The ACLU and the NAACP, and similar organizations, were the missing ingredient that made our constitutional system finally work. They were the key that ignited the independent judiciary that is the guardian of the Constitution.

So when we celebrate our constitutional rights, we do not only celebrate the remarkable document drafted 226 years ago by the delegates to the Philadelphia Convention. We celebrate the men and women who took that document seriously, who fought to expand its protections to those who were left out, and who risked their lives to fight against violations of rights, even when the fight seemed hopeless.
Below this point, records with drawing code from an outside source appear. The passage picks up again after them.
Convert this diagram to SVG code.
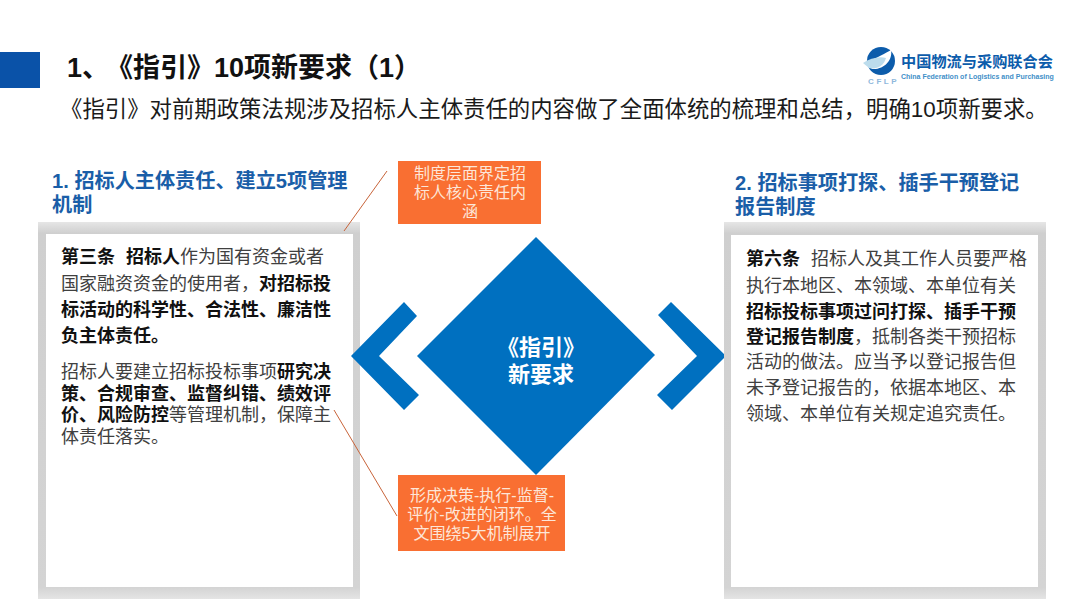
<svg xmlns="http://www.w3.org/2000/svg" width="1080" height="608" viewBox="0 0 1080 608">
<defs>
<linearGradient id="frame" x1="0" y1="0" x2="0" y2="1">
<stop offset="0" stop-color="#e6e6e6"/><stop offset="0.03" stop-color="#cfcfcf"/><stop offset="0.97" stop-color="#d4d4d4"/><stop offset="1" stop-color="#e4e4e4"/>
</linearGradient>
</defs>
<style>
text{font-family:"Liberation Sans","Noto Sans CJK SC",sans-serif}
.b{font-weight:700}
.body{font-size:18px;fill:#404040}
.body .b,.bk{fill:#111}
.hd{font-size:20.15px;font-weight:700;fill:#1a5ea8}
.note{font-size:16px;fill:#fde6d8;text-anchor:middle}
.org{fill:#f96f32}
.frame{fill:url(#frame)}
.inner{fill:#fff}
.blue{fill:#0070c0}
.ln{fill:none;stroke:#c8643a;stroke-width:1}
</style>
<rect width="1080" height="608" fill="#fff"/>
<g id="header">
<rect x="0" y="52" width="40" height="36" fill="#0a52a8"/>
<text x="67" y="77" font-size="27" class="b bk">1、</text>
<text x="106" y="77" font-size="27" class="b bk">《指引》10项新要求（1）</text>
<text x="60" y="117" font-size="22.4" fill="#1a1a1a">《指引》对前期政策法规涉及招标人主体责任的内容做了全面体统的梳理和总结，明确10项新要求。</text>
</g>
<g id="logo">
<circle cx="881" cy="61" r="14" fill="#0c5cab"/>
<path d="M866 63C874 59 888 52 891 50C893 60 884 70 872 69Z" fill="#fff"/>
<path d="M863 63C870 58 880 56 886 58C884 66 876 70 869 68Z" fill="#bcdcec"/>
<text x="868" y="84" font-size="8" font-weight="700" fill="#8fb8dc" letter-spacing="2.6">CFLP</text>
<text x="901" y="67" font-size="15.2" font-weight="700" fill="#0c5cab">中国物流与采购联合会</text>
<text x="901" y="79" font-size="7" font-weight="700" fill="#3f8fc8">China Federation of Logistics and Purchasing</text>
</g>
<g id="left-panel">
<text x="52" y="188" class="hd">1. 招标人主体责任、建立5项管理</text>
<text x="52" y="212" class="hd">机制</text>
<rect class="frame" x="38" y="222" width="322" height="377"/>
<rect class="inner" x="46" y="234" width="307" height="353"/>
<text class="body" x="61" y="263"><tspan class="b">第三条</tspan></text>
<text class="body" x="126" y="263"><tspan class="b">招标人</tspan>作为国有资金或者</text>
<text class="body" x="61" y="290">国家融资资金的使用者，<tspan class="b">对招标投</tspan></text>
<text class="body b bk" x="61" y="316">标活动的科学性、合法性、廉洁性</text>
<text class="body b bk" x="61" y="342">负主体责任。</text>
<text class="body" x="61" y="378">招标人要建立招标投标事项<tspan class="b">研究决</tspan></text>
<text class="body b bk" x="61" y="400">策、合规审查、监督纠错、绩效评</text>
<text class="body" x="61" y="421"><tspan class="b">价、风险防控</tspan>等管理机制，保障主</text>
<text class="body" x="61" y="443">体责任落实。</text>
</g>
<g id="note-top">
<rect class="org" x="398" y="161" width="143" height="63"/>
<text class="note" x="470" y="179">制度层面界定招</text>
<text class="note" x="470" y="198">标人核心责任内</text>
<text class="note" x="470" y="217">涵</text>
</g>
<g id="center">
<path class="blue" d="M536 237L655 355L536 475L417 356Z"/>
<text x="541" y="355" font-size="22" class="b" fill="#fff" text-anchor="middle">《指引》</text>
<text x="541" y="382" font-size="22" class="b" fill="#fff" text-anchor="middle">新要求</text>
</g>
<g id="chevron-left"><path class="blue" d="M404 302L417 316L379 356L419 395L404 410L351 356Z"/></g>
<g id="chevron-right"><path class="blue" d="M671 302L658 315L697 356L657 395L672 410L726 356Z"/></g>
<g id="note-bottom">
<rect class="org" x="398" y="475" width="167" height="76"/>
<text class="note" x="482" y="501">形成决策-执行-监督-</text>
<text class="note" x="482" y="520">评价-改进的闭环。全</text>
<text class="note" x="482" y="539">文围绕5大机制展开</text>
</g>
<g id="right-panel">
<text x="735" y="190" class="hd">2. 招标事项打探、插手干预登记</text>
<text x="735" y="214" class="hd">报告制度</text>
<rect class="frame" x="724" y="222" width="322" height="377"/>
<rect class="inner" x="731" y="235" width="307" height="352"/>
<text class="body" x="746" y="265"><tspan class="b">第六条</tspan></text>
<text class="body" x="811" y="265">招标人及其工作人员要严格</text>
<text class="body" x="746" y="292">执行本地区、本领域、本单位有关</text>
<text class="body b bk" x="746" y="318">招标投标事项过问打探、插手干预</text>
<text class="body" x="746" y="343"><tspan class="b">登记报告制度</tspan>，抵制各类干预招标</text>
<text class="body" x="746" y="368">活动的做法。应当予以登记报告但</text>
<text class="body" x="746" y="394">未予登记报告的，依据本地区、本</text>
<text class="body" x="746" y="420">领域、本单位有关规定追究责任。</text>
</g>
<g id="connectors">
<path class="ln" d="M344 231L387 171"/>
<path class="ln" d="M334 410L397 516"/>
</g>
</svg>
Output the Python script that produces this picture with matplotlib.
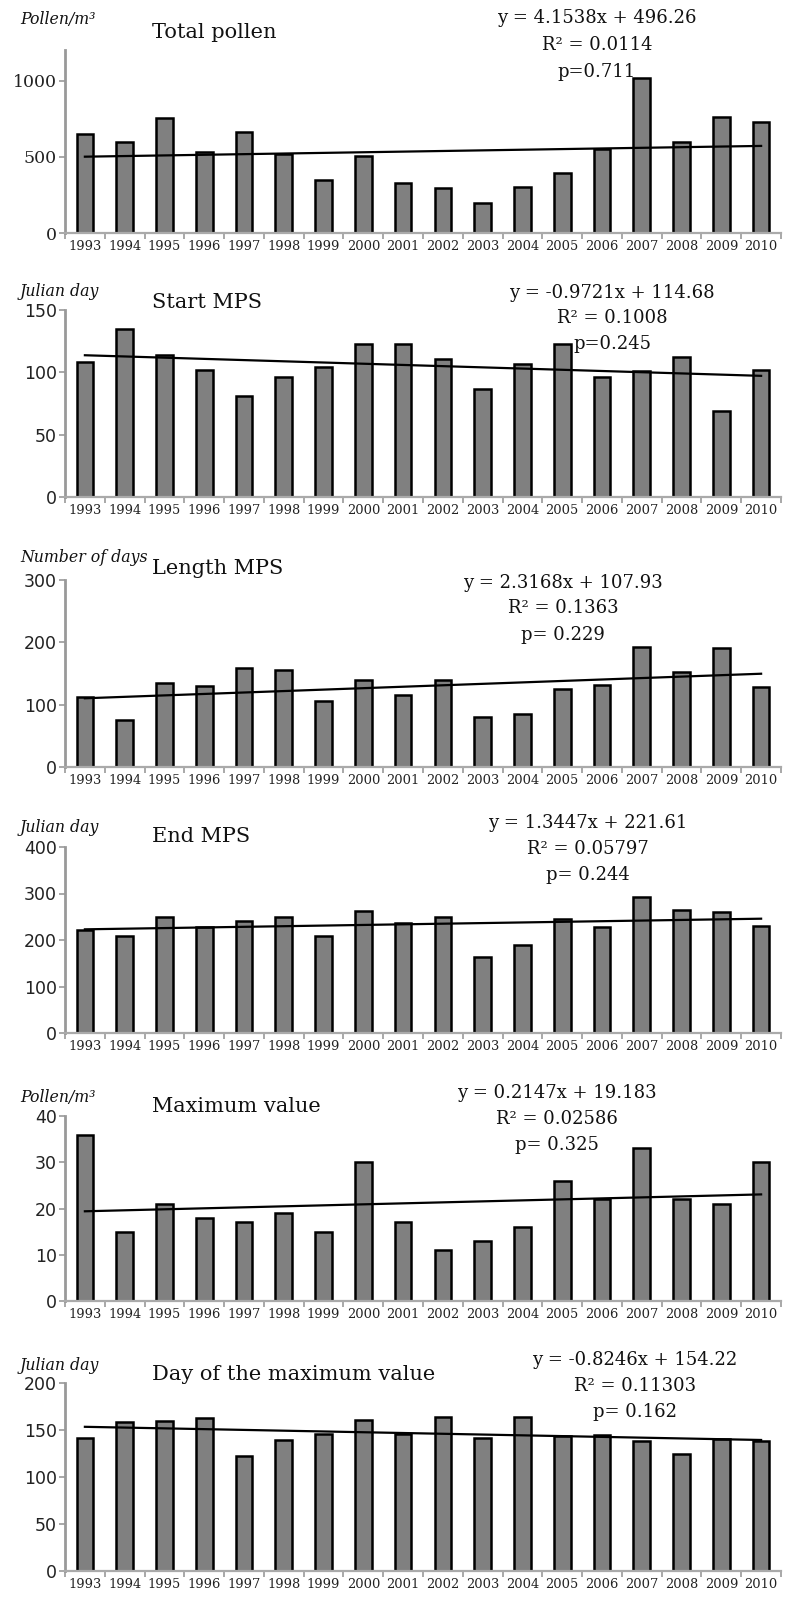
import matplotlib
matplotlib.use("Agg")
import matplotlib.pyplot as plt
import numpy as np

W, H = 790, 1598

years = [str(y) for y in range(1993, 2011)]

total_pollen = [652, 598, 754, 528, 661, 517, 350, 506, 328, 293, 196, 304, 396, 554, 1015, 598, 761, 728]
start_mps = [108, 135, 114, 102, 81, 96, 104, 123, 123, 111, 87, 107, 123, 96, 101, 112, 69, 102]
length_mps = [113, 76, 134, 130, 159, 155, 106, 140, 115, 140, 80, 85, 125, 132, 193, 153, 191, 128]
end_mps = [222, 209, 250, 229, 240, 250, 209, 263, 237, 250, 163, 190, 245, 228, 293, 265, 260, 230]
max_value = [36, 15, 21, 18, 17, 19, 15, 30, 17, 11, 13, 16, 26, 22, 33, 22, 21, 30]
day_max = [141, 159, 160, 163, 122, 139, 146, 161, 146, 164, 142, 164, 144, 145, 138, 125, 140, 138]

slopes = [4.1538, -0.9721, 2.3168, 1.3447, 0.2147, -0.8246]
intercepts = [496.26, 114.68, 107.93, 221.61, 19.183, 154.22]
equations = [
    ["y = 4.1538x + 496.26", "R² = 0.0114", "p=0.711"],
    ["y = -0.9721x + 114.68", "R² = 0.1008", "p=0.245"],
    ["y = 2.3168x + 107.93", "R² = 0.1363", "p= 0.229"],
    ["y = 1.3447x + 221.61", "R² = 0.05797", "p= 0.244"],
    ["y = 0.2147x + 19.183", "R² = 0.02586", "p= 0.325"],
    ["y = -0.8246x + 154.22", "R² = 0.11303", "p= 0.162"],
]
titles = ["Total pollen", "Start MPS", "Length MPS", "End MPS", "Maximum value",
          "Day of the maximum value"]
units = ["Pollen/m³", "Julian day", "Number of days", "Julian day", "Pollen/m³", "Julian day"]
ymax = [1200, 150, 300, 400, 40, 200]
ystep = [500, 50, 100, 100, 10, 50]
series = [total_pollen, start_mps, length_mps, end_mps, max_value, day_max]

# layout in pixels: (axis top, axis bottom)
axis_px = [(50, 233), (310, 497), (580, 767), (847, 1033), (1116, 1301), (1383, 1571)]
unit_y = [20, 292, 558, 827, 1097, 1365]
title_y = [33, 302, 568, 837, 1107, 1375]
eq_x = [597, 612, 563, 588, 557, 635]
eq_y = [[18, 45, 72], [293, 318, 344], [583, 608, 635], [823, 849, 875],
        [1093, 1119, 1145], [1360, 1386, 1412]]

x_left, x_right = 65, 781
SERIF = "DejaVu Serif"
SANS = "DejaVu Sans"

fig = plt.figure(figsize=(W / 100, H / 100), dpi=100)


def fx(px):
    return px / W


def fy(py):
    return 1 - py / H


x = np.arange(len(years))
for i in range(6):
    top, bot = axis_px[i]
    ax = fig.add_axes([fx(x_left), fy(bot), fx(x_right - x_left), (bot - top) / H])
    ax.bar(x, series[i], width=0.42, color="#808080", edgecolor="black", linewidth=1.8,
           zorder=2)
    trend = [slopes[i] * (k + 1) + intercepts[i] for k in x]
    ax.plot(x, trend, color="black", linewidth=1.6, zorder=3)

    ax.set_xlim(-0.5, len(years) - 0.5)
    ax.set_ylim(0, ymax[i])
    ax.set_yticks(np.arange(0, ymax[i] + 1, ystep[i]))
    ax.set_xticks(np.arange(-0.5, len(years)), labels=[])
    ax.set_xticks(x, labels=years, minor=True)
    ax.tick_params(axis="x", which="major", direction="out", length=4, width=1.2,
                   color="#999999")
    ax.tick_params(axis="x", which="minor", length=0, pad=5)
    ax.tick_params(axis="y", direction="out", length=4, width=1.2, color="#999999",
                   pad=2)
    for lab in ax.get_xticklabels(minor=True):
        lab.set_fontfamily(SERIF)
        lab.set_fontsize(9.4)
        lab.set_color("#222222")
    for lab in ax.get_yticklabels():
        lab.set_fontfamily(SERIF if i == 0 else SANS)
        lab.set_fontsize(12.5)
        lab.set_color("#222222")

    for s in ["top", "right"]:
        ax.spines[s].set_visible(False)
    ax.spines["left"].set_color("#999999")
    ax.spines["left"].set_linewidth(2)
    ax.spines["bottom"].set_color("#aaaaaa")
    ax.spines["bottom"].set_linewidth(1.6)
    ax.set_facecolor("white")

    fig.text(fx(20), fy(unit_y[i]), units[i], family=SERIF, style="italic",
             fontsize=11.3, ha="left", va="center", color="#111111")
    fig.text(fx(152), fy(title_y[i]), titles[i], family=SERIF, fontsize=15,
             ha="left", va="center", color="#111111")
    for line, ly in zip(equations[i], eq_y[i]):
        fig.text(fx(eq_x[i]), fy(ly), line, family=SERIF, fontsize=13,
                 ha="center", va="center", color="#111111")

fig.savefig("out.png", dpi=100, facecolor="white")
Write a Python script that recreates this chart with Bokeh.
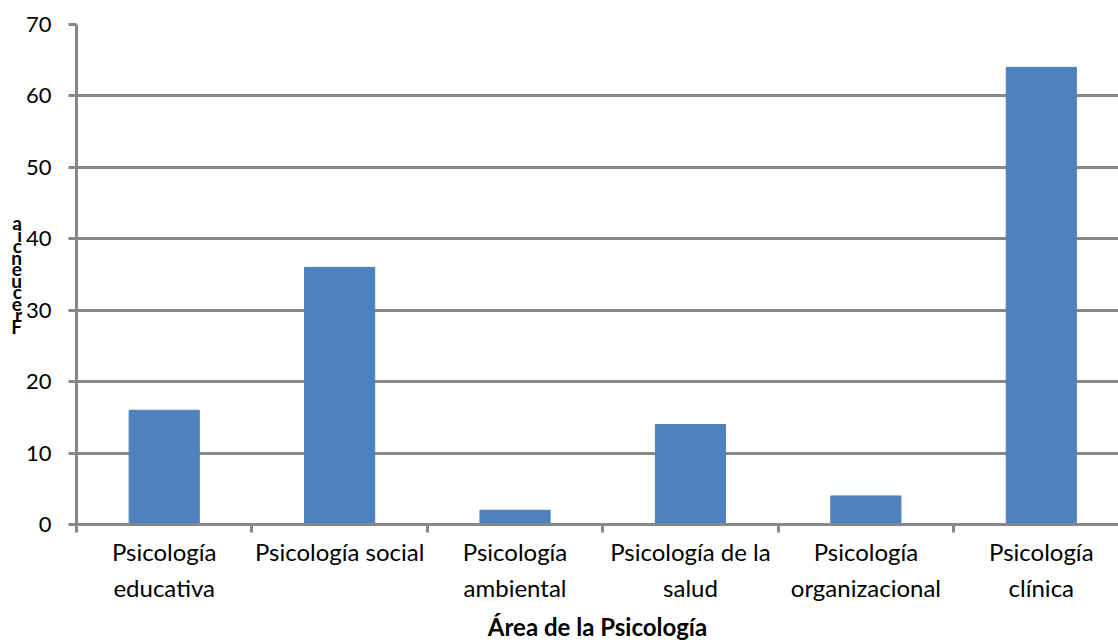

And we celebrate those who had the vision to begin organizations like the ACLU and the NAACP at a time when the idea of enforcing the Bill of Rights seemed hopeless  --  a time when the Bill of Rights was mostly just a piece of paper. We celebrate those who built these organizations to make it possible for individuals to stand up against government abuses and assert their constitutional rights.

Note: Versions of this piece appeared in newspapers across the state of Florida for Constitution Day 2013.